Comb the records below for the string "this" and copy each line where it turns up.

=== Data ===
○ ○ ○ ○
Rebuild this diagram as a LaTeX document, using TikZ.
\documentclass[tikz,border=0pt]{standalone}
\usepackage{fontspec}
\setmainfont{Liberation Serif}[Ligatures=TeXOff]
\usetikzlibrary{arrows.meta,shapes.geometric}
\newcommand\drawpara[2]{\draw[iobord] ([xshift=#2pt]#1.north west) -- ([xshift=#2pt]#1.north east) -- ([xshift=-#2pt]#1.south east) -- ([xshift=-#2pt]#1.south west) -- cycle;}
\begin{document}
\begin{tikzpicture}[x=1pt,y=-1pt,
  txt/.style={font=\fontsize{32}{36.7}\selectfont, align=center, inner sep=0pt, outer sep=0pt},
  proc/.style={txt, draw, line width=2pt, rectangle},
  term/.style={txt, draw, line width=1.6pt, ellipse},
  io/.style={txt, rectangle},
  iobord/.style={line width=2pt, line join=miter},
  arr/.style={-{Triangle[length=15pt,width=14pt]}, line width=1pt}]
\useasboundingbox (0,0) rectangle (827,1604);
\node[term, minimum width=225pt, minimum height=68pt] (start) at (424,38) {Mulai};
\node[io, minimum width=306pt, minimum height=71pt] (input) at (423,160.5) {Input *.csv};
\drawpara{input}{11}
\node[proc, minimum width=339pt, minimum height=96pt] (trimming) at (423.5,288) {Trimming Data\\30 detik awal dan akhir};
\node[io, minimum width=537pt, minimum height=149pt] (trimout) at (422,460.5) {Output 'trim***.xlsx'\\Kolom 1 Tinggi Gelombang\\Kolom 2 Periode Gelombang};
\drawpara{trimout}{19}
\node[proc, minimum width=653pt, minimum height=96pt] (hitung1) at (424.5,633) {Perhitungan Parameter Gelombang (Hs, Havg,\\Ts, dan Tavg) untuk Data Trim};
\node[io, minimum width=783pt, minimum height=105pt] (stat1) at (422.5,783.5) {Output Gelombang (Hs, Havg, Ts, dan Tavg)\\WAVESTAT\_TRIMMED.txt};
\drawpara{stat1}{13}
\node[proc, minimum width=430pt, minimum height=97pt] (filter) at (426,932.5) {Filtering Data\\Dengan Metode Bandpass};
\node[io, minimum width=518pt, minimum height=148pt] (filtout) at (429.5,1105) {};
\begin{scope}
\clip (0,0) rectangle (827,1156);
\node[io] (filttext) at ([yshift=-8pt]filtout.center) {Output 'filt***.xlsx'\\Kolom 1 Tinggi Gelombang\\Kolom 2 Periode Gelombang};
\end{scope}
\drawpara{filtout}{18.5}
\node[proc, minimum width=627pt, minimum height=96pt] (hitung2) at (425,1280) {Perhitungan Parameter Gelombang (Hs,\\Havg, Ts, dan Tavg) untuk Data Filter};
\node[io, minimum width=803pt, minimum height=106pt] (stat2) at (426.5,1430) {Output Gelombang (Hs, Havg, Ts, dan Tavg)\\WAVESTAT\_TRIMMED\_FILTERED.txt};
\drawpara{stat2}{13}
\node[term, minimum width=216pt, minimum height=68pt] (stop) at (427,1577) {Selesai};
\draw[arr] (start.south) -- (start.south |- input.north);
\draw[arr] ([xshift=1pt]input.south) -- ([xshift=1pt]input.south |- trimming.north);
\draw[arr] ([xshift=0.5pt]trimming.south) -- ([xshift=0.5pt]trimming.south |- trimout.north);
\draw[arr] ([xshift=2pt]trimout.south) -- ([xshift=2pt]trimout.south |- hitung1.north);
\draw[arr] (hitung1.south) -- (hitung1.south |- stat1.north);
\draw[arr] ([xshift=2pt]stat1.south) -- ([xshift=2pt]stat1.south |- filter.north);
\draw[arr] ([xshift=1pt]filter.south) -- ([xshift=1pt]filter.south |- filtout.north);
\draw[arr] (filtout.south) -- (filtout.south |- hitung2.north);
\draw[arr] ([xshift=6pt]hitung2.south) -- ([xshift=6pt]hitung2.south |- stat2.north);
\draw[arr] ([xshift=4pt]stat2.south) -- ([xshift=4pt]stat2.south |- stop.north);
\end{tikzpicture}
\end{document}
○ ○ ○ ○
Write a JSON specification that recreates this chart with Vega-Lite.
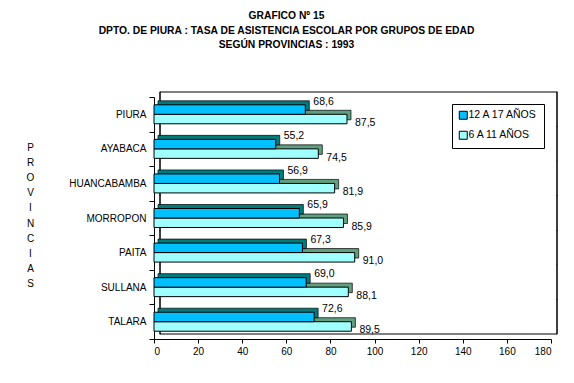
○ ○ ○ ○
=== Expected answer ===
Rebuild this diagram as a LaTeX document, using TikZ.
Write a JSON specification that recreates this chart with Vega-Lite.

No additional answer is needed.